======== Given records ========

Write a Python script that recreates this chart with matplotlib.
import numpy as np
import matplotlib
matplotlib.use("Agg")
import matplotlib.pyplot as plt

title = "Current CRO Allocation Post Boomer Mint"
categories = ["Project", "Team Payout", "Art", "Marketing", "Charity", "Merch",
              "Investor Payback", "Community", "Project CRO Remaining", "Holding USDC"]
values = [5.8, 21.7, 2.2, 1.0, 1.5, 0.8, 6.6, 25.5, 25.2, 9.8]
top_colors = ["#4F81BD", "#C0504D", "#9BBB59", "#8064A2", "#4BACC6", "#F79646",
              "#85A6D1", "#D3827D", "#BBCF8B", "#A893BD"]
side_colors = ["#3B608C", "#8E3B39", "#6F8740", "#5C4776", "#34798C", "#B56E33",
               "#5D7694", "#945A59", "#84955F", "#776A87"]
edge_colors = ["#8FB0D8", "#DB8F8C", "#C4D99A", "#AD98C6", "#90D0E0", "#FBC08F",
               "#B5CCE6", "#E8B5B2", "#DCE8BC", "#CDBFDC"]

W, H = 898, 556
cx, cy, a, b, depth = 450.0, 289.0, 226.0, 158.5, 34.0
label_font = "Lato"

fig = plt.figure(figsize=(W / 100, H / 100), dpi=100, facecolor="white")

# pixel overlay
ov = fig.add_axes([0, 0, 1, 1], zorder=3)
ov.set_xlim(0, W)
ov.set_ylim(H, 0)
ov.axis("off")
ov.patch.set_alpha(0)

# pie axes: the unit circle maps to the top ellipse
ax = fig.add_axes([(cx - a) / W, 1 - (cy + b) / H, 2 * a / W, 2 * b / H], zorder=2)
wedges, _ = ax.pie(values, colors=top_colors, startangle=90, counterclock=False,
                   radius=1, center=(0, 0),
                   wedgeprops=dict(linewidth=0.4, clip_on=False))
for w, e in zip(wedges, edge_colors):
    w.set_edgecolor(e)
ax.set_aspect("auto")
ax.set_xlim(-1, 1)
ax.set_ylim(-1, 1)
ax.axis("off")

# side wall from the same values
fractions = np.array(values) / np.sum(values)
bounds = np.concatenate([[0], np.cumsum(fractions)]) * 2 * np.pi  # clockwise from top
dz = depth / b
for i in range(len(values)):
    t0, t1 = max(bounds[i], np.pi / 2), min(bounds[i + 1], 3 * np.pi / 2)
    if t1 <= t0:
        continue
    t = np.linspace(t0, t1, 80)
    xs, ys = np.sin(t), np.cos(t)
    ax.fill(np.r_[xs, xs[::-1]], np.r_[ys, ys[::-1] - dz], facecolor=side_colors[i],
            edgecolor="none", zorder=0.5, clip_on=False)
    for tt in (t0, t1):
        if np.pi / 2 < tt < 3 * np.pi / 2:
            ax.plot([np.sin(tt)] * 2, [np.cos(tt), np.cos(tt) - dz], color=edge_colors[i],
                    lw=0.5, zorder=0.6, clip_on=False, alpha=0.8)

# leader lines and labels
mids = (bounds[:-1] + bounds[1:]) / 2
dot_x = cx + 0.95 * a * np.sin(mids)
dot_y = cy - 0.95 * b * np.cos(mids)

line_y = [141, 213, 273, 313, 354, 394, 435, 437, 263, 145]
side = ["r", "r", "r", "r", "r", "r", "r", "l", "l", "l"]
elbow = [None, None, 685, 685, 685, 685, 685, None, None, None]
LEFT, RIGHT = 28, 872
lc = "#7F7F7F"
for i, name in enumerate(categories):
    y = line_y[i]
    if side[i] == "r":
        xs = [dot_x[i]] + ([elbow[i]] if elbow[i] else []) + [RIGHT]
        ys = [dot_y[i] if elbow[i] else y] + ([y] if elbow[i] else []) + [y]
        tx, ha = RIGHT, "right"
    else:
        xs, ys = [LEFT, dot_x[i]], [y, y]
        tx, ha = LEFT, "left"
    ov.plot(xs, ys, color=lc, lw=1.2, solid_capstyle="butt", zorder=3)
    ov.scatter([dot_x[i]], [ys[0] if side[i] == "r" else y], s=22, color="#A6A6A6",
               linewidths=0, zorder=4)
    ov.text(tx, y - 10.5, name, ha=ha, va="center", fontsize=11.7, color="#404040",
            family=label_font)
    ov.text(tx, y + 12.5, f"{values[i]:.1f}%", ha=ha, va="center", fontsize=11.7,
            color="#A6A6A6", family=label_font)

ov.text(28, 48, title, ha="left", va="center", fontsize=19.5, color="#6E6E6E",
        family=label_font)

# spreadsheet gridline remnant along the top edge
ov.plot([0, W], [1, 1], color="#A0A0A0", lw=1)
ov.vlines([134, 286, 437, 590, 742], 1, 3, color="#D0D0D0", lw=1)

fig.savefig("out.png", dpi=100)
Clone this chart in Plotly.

========

### Work to do:
Everything from the first line above up to and including the line that contains "import matplotlib.pyplot as plt" should be printed exactly; please print only that.

### Answer in full:
Write a Python script that recreates this chart with matplotlib.
import numpy as np
import matplotlib
matplotlib.use("Agg")
import matplotlib.pyplot as plt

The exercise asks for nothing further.